(July 18, 2016) Michigan’s Preservation of Personal Privacy Act, or “PPPA,” is a relatively obscure law aimed at protecting individuals’ privacy with respect to the purchase, rental, or borrowing of books and recordings.1 The law was enacted in 1988, but with the subsequent explosion of the internet its application is now being tested to more modern forms of “recordings,” including music-streaming programs like Pandora. Pandora is a free program which allows listeners to create customized stations of playlists based on their preferences, although there is an option to pay for commercial-free listening.

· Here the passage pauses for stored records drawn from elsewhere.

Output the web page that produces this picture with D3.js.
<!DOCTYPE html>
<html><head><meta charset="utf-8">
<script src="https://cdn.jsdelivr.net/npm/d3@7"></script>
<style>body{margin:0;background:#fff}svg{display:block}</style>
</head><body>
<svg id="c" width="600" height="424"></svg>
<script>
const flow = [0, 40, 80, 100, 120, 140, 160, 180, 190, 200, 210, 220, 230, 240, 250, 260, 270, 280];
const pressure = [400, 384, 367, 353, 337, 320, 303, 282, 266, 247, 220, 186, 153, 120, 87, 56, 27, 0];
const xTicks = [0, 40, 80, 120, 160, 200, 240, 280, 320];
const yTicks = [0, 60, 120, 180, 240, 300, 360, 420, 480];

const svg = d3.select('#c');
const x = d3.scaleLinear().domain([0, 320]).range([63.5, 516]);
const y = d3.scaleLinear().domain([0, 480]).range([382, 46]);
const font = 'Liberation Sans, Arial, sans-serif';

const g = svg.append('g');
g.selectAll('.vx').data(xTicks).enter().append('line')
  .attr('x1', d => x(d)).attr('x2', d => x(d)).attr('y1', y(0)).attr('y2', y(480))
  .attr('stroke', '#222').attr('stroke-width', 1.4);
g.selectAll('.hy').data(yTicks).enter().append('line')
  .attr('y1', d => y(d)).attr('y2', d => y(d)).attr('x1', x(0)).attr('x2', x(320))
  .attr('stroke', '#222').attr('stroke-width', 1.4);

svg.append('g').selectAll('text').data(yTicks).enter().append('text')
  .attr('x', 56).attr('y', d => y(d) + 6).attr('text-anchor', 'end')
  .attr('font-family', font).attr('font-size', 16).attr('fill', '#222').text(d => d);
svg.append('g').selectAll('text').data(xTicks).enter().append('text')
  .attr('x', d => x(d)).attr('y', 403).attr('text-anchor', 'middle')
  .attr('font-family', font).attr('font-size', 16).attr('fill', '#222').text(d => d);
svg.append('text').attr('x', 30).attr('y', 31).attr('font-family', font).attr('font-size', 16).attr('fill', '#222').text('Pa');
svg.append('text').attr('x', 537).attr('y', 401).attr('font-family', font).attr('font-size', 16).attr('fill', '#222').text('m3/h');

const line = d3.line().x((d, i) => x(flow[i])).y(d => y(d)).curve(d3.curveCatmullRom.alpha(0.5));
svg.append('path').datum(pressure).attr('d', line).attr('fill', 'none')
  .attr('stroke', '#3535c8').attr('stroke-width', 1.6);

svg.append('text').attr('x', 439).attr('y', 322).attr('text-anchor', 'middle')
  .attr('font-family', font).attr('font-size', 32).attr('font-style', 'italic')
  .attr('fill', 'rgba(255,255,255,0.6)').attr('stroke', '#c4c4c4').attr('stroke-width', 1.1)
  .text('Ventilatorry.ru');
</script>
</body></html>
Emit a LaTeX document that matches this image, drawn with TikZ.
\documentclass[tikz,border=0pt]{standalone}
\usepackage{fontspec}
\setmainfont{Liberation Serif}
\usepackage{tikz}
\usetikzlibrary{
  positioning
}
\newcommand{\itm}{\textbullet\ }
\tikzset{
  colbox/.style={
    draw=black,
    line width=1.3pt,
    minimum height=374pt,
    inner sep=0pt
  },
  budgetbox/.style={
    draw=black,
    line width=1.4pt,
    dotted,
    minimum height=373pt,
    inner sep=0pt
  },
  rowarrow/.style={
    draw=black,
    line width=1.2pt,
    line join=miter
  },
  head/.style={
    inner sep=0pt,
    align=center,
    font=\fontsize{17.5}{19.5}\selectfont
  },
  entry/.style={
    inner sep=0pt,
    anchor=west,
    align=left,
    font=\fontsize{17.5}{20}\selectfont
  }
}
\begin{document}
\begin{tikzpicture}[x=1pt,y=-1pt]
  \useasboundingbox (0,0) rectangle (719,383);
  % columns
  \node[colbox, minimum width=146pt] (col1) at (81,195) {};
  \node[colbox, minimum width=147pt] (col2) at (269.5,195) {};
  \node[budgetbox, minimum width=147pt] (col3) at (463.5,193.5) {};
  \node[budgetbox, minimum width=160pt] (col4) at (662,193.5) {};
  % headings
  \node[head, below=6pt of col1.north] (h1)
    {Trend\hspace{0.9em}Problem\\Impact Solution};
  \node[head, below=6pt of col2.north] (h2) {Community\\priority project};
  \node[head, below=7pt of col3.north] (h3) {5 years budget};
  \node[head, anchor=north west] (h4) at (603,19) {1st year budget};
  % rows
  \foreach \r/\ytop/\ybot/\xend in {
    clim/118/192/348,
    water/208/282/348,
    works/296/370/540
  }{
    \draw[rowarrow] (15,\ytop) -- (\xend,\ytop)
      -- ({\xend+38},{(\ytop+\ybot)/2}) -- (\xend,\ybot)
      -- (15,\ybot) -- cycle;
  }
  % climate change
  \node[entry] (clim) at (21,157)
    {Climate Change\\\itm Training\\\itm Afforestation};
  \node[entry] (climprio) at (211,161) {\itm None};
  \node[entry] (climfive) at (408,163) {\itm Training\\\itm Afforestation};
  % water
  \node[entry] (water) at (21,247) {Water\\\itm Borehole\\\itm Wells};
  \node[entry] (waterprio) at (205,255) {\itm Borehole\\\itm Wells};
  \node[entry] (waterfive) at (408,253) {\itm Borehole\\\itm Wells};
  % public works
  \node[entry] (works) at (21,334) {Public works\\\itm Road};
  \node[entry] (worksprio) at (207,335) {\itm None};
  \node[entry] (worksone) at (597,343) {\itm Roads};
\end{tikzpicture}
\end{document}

The Michigan Supreme Court was recently asked to address the application of the PPPA to Pandora in the case of Deacon v. Pandora. In the case, Peter Deacon sued Pandora for violating the PPPA by publically disclosing his personal music preferences on the internet and integrating his music profile page with his Facebook account. The Michigan Supreme Court held that Deacon did not have a claim under the PPPA because he did not qualify as a “customer” under the Act, a defined term that includes individuals who “rent” or “borrow” the recording. Consulting dictionaries from the late 1980s, when the PPPA was enacted, the Court concluded that Deacon did not “rent” the recording because he did not pay Pandora any fee. In addition, the Court stated that Deacon did not “borrow” the recording either, because there was no promise that he would ever “return” it to Pandora. Because Deacon was not a “customer” as defined in the Act, the Michigan Supreme Court held that he did not have a valid claim against Pandora.